Не буду останавливаться на ходе болезни, не буду утомлять тебя описанием невероятных трудностей и крайне неблагоприятных обстоятельств при извлечении пули, засевшей около левого легкого. Бессонные ночи, бред, обмороки, повторение одних и тех же упорных припадков, и все это с каждым днем хуже и хуже… Я уже терял всякую надежду, и вдруг Богу угодно было послать больному облегчение. Страдания несчастного Армана осложнились еще сильной простудой, что и замедлило излечение раны. Раненный в грудь, он упал замертво и пролежал на сырой траве более часу. У него сделалось воспаление подреберной плевры. Страдания его были ужасны, и только благодаря своей крепкой, можно сказать железной натуре, мог он их перенести. Целый год был он между жизнью и смертью; говорю это нисколько не преувеличивая.
Но это еще не все.
Когда я наконец убедился в том, что ему лучше, что дело идет уже на поправку, когда бедняжке Мари уже не надо было просиживать над ним целые ночи, я был поражен новым, уже совершенно неожиданным открытием: больной наш был помешан. Это был уже не бред, а просто бессмысленная, бессвязная речь. Он был вообще очень кроток и послушен, потому отчасти и не замечали мы так долго его нового недуга. Уже гораздо позже удалось мне проследить, что эти кротость и послушание были совершенно машинальны.

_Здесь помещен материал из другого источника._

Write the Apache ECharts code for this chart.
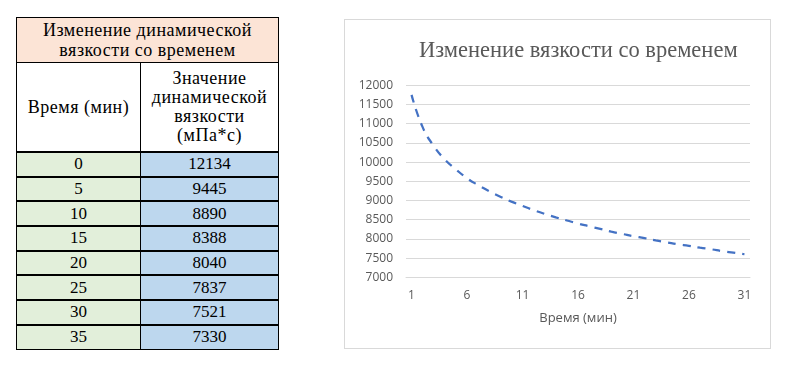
<!DOCTYPE html>
<html>
<head>
<meta charset="utf-8">
<script src="https://cdn.jsdelivr.net/npm/echarts@6/dist/echarts.min.js"></script>
<style>
  html, body { margin: 0; padding: 0; background: #fff; width: 800px; height: 367px; overflow: hidden; }
  #tbl { position: absolute; left: 16px; top: 17px; width: 262px; border-collapse: collapse; table-layout: fixed; }
  #tbl td { border: 1px solid #000; padding: 0; text-align: center; vertical-align: middle;
            font-family: "Liberation Serif", "Times New Roman", serif; font-size: 18px; letter-spacing: 0.5px; color: #000; }
  #tbl td.title { background: #fce4d6; height: 44px; line-height: 20px; }
  #tbl tr.hdr td { height: 88px; background: #fff; line-height: 19px; }
  #tbl tr.data td { height: 22.7px; border-top: 2px solid #000; line-height: 18px; font-size: 17px; letter-spacing: 0; }
  #tbl tr.data td.t { background: #e2efda; }
  #tbl tr.data td.v { background: #bdd7ee; }
  #wrap { position: absolute; left: 344px; top: 19px; width: 425px; height: 328px; border: 1px solid #d9d9d9; }
  #chart { width: 425px; height: 328px; }
</style>
</head>
<body>
<table id="tbl"></table>
<div id="wrap"><div id="chart"></div></div>
<script>
// ---- table data ----
var tableTitle = 'Изменение динамической<br>вязкости со временем';
var headerTime = 'Время (мин)';
var headerValue = 'Значение<br>динамической<br>вязкости<br>(мПа*с)';
var tableTimes = [0, 5, 10, 15, 20, 25, 30, 35];
var tableViscosity = [12134, 9445, 8890, 8388, 8040, 7837, 7521, 7330];

// ---- chart data ----
var chartTitle = 'Изменение вязкости со временем';
var xAxisName = 'Время (мин)';
var categories = [1, 2, 3, 4, 5, 6, 7, 8, 9, 10, 11, 12, 13, 14, 15, 16, 17, 18, 19, 20,
                  21, 22, 23, 24, 25, 26, 27, 28, 29, 30, 31];
var curveValues = [11750, 10910, 10420, 10070, 9810, 9580, 9400, 9240, 9100, 8970,
                   8860, 8750, 8650, 8560, 8480, 8400, 8330, 8260, 8190, 8130,
                   8070, 8020, 7960, 7910, 7860, 7820, 7770, 7730, 7680, 7640, 7600];
var yMin = 7000, yMax = 12000, yStep = 500;

// build table
var html = '<colgroup><col style="width:124px"><col style="width:138px"></colgroup>';
html += '<tr><td class="title" colspan="2">' + tableTitle + '</td></tr>';
html += '<tr class="hdr"><td>' + headerTime + '</td><td>' + headerValue + '</td></tr>';
for (var i = 0; i < tableTimes.length; i++) {
  html += '<tr class="data"><td class="t">' + tableTimes[i] + '</td><td class="v">' + tableViscosity[i] + '</td></tr>';
}
document.getElementById('tbl').innerHTML = html;

// chart
var chart = echarts.init(document.getElementById('chart'), null, { renderer: 'canvas' });
chart.setOption({
  animation: false,
  backgroundColor: '#fff',
  title: {
    text: chartTitle,
    left: 69,
    top: 15,
    textStyle: { fontFamily: 'Liberation Serif', fontSize: 22.5, fontWeight: 'normal', color: '#595959' }
  },
  grid: { left: 61, right: 20, top: 65.3, bottom: 70.7 },
  xAxis: {
    type: 'category',
    data: categories,
    boundaryGap: true,
    axisLine: { show: true, lineStyle: { color: '#d9d9d9' } },
    axisTick: { show: false },
    axisLabel: { interval: 4, margin: 12, color: '#595959', fontFamily: 'Open Sans', fontSize: 12 },
    name: xAxisName,
    nameLocation: 'middle',
    nameGap: 34,
    nameTextStyle: { color: '#595959', fontFamily: 'Open Sans', fontSize: 13 }
  },
  yAxis: {
    type: 'value',
    min: yMin, max: yMax, interval: yStep,
    axisLine: { show: false },
    axisTick: { show: false },
    axisLabel: { margin: 13, color: '#595959', fontFamily: 'Open Sans', fontSize: 12,
                 formatter: function (v) { return String(v); } },
    splitLine: { lineStyle: { color: '#d9d9d9', width: 1 } }
  },
  series: [{
    type: 'line',
    data: curveValues,
    symbol: 'none',
    smooth: true,
    lineStyle: { color: '#4472C4', width: 2.25, type: [8, 7] }
  }]
});
</script>
</body>
</html>
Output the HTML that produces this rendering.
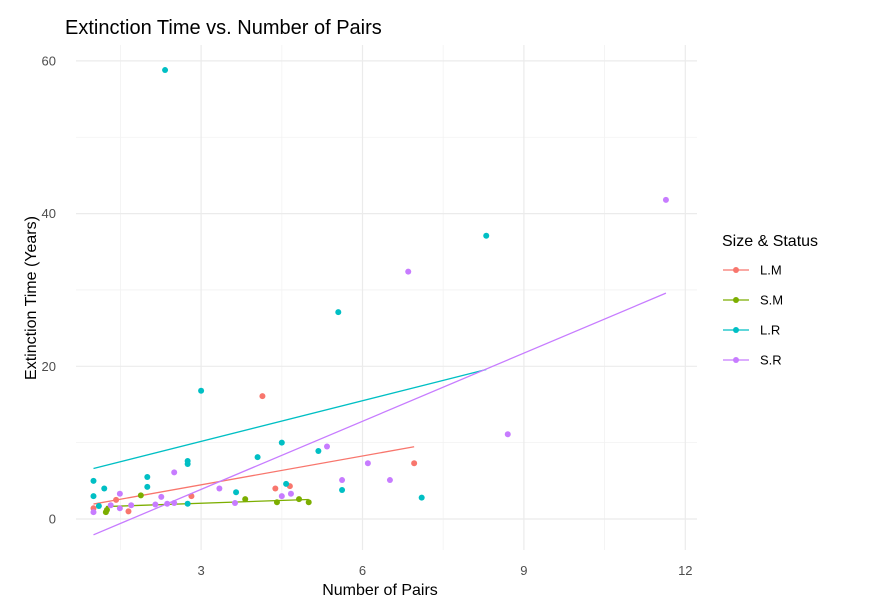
<!DOCTYPE html>
<html><head><meta charset="utf-8"><style>
body{margin:0;background:#fff;font-family:"Liberation Sans",Arial,sans-serif}
svg text{font-family:"Liberation Sans",Arial,sans-serif}
</style></head><body>
<svg id="c" width="873" height="611"></svg>
<script>
const groups=["L.M","S.M","L.R","S.R"];
const colors=["#F8766D","#7CAE00","#00BFC4","#C77CFF"];
const lmX=[1.0,1.42,1.65,2.82,4.14,4.38,4.65,6.96];
const lmY=[1.4,2.5,1.0,3.0,16.1,4.0,4.3,7.3];
const smX=[1.23,1.25,1.88,3.82,4.41,4.82,5.0];
const smY=[0.9,1.2,3.1,2.6,2.2,2.6,2.2];
const lrX=[1.0,1.0,1.1,1.2,2.0,2.0,2.33,2.75,2.75,2.75,3.0,3.65,4.05,4.5,4.58,5.18,5.55,5.62,7.1,8.3];
const lrY=[5.0,3.0,1.7,4.0,5.5,4.2,58.8,7.6,7.2,2.0,16.8,3.5,8.1,10.0,4.6,8.9,27.1,3.8,2.8,37.1];
const srX=[1.0,1.32,1.49,1.49,1.7,2.15,2.26,2.37,2.5,2.5,3.34,3.63,4.5,4.67,5.34,5.62,6.1,6.51,6.85,8.7,11.64];
const srY=[0.9,1.8,3.3,1.4,1.8,1.9,2.9,2.0,6.1,2.1,4.0,2.1,3.0,3.3,9.5,5.1,7.3,5.1,32.4,11.1,41.8];
const xTicks=[3,6,9,12];
const yTicks=[0,20,40,60];
const data=[[lmX,lmY],[smX,smY],[lrX,lrY],[srX,srY]];
const NS="http://www.w3.org/2000/svg",svg=document.getElementById('c');
const X=v=>39.7+v*53.8, Y=v=>519-v*7.635;
const L=76,R=697,T=45,B=550;
function mk(t,a,p){const e=document.createElementNS(NS,t);for(const k in a)e.setAttribute(k,a[k]);(p||svg).appendChild(e);return e;}
const grid=mk('g',{});


[1.5,4.5,7.5,10.5].forEach(v=>mk('line',{x1:X(v),x2:X(v),y1:T,y2:B,stroke:'#f2f2f2','stroke-width':0.8},grid));
[10,30,50].forEach(v=>mk('line',{x1:L,x2:R,y1:Y(v),y2:Y(v),stroke:'#f2f2f2','stroke-width':0.8},grid));
xTicks.forEach(v=>{mk('line',{x1:X(v),x2:X(v),y1:T,y2:B,stroke:'#ebebeb','stroke-width':1.2},grid);
 const t=mk('text',{x:X(v),y:575,'text-anchor':'middle','font-size':13,fill:'#4d4d4d'});t.textContent=v;
 
 });
yTicks.forEach(v=>{mk('line',{x1:L,x2:R,y1:Y(v),y2:Y(v),stroke:'#ebebeb','stroke-width':1.2},grid);
 const t=mk('text',{x:56,y:Y(v)+4.5,'text-anchor':'end','font-size':13,fill:'#4d4d4d'});t.textContent=v;
 
 });
data.forEach((d,i)=>{
 const [xs,ys]=d;const n=xs.length;
 const mx=xs.reduce((a,b)=>a+b)/n,my=ys.reduce((a,b)=>a+b)/n;
 let sxy=0,sxx=0;xs.forEach((x,j)=>{sxy+=(x-mx)*(ys[j]-my);sxx+=(x-mx)**2;});
 const b=sxy/sxx,a=my-b*mx,x0=Math.min(...xs),x1=Math.max(...xs);
 const ln=mk('line',{x1:X(x0),y1:Y(a+b*x0),x2:X(x1),y2:Y(a+b*x1),stroke:colors[i],'stroke-width':1.3});
 
 
 xs.forEach((x,j)=>{const c=mk('circle',{cx:X(x),cy:Y(ys[j]),r:3,fill:colors[i]});
  
  });
});
let t=mk('text',{x:65,y:34,'font-size':20,fill:'#000'});t.textContent='Extinction Time vs. Number of Pairs';


t=mk('text',{x:380,y:595,'text-anchor':'middle','font-size':16,fill:'#000'});t.textContent='Number of Pairs';


t=mk('text',{x:0,y:0,'text-anchor':'middle','font-size':16,fill:'#000',transform:'translate(36,298) rotate(-90)'});t.textContent='Extinction Time (Years)';


t=mk('text',{x:722,y:246,'font-size':16,fill:'#000'});t.textContent='Size & Status';


groups.forEach((g,i)=>{const y=270+i*30;const e=mk('g',{});
 
 
 mk('line',{x1:723,x2:749,y1:y,y2:y,stroke:colors[i],'stroke-width':1.3},e);
 mk('circle',{cx:736,cy:y,r:3,fill:colors[i]},e);
 const tt=mk('text',{x:760,y:y+4.5,'font-size':13,fill:'#000'},e);tt.textContent=g;});
</script>
</body></html>
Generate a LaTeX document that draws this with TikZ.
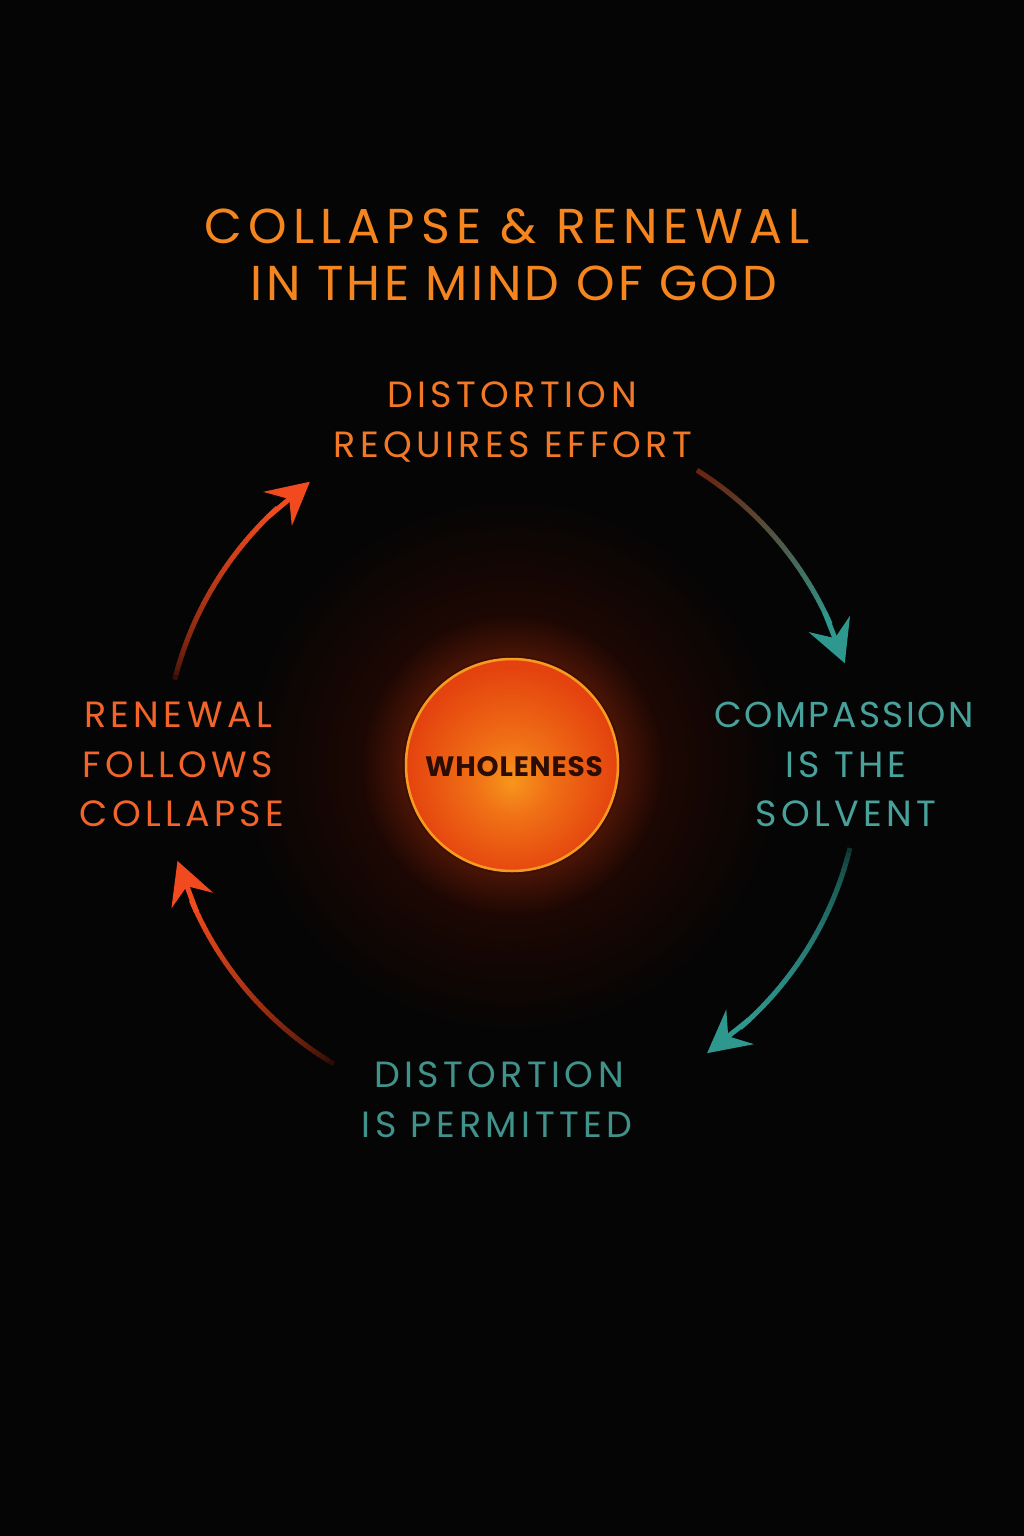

Когда я стал его расспрашивать о семье, о его имени, он давал мне такие бессмысленные, не идущие к делу ответы, что невозможно было уже сомневаться в горькой истине. Жизнь не отлетела, жизнь осталась, но отлетел разум, а с ним и все человеческое. Теперь мне все понятно. Он слишком много вынес, слишком много выстрадал в эти ужасные пятнадцать лет. Человек честный, невинный, человек, привыкший к хорошему обществу, не мог, конечно, свыкнуться с галерами. Его поддерживала только надежда на возможность оправдать себя когда-нибудь, смыть пятно позора… Он знал, что отец хлопочет, собирает доказательства его невинности, и он жил только мечтой о том счастливом дне, когда он, Арман д'Анжель, будет оправдан, будет смело глядеть всем в глаза, будет чист передо всеми. В эти долгие годы жизни на галерах не могла не пострадать нервная система несчастного молодого человека. Предполагаю, что в Париж вернулся он уже не совсем в нормальном состоянии.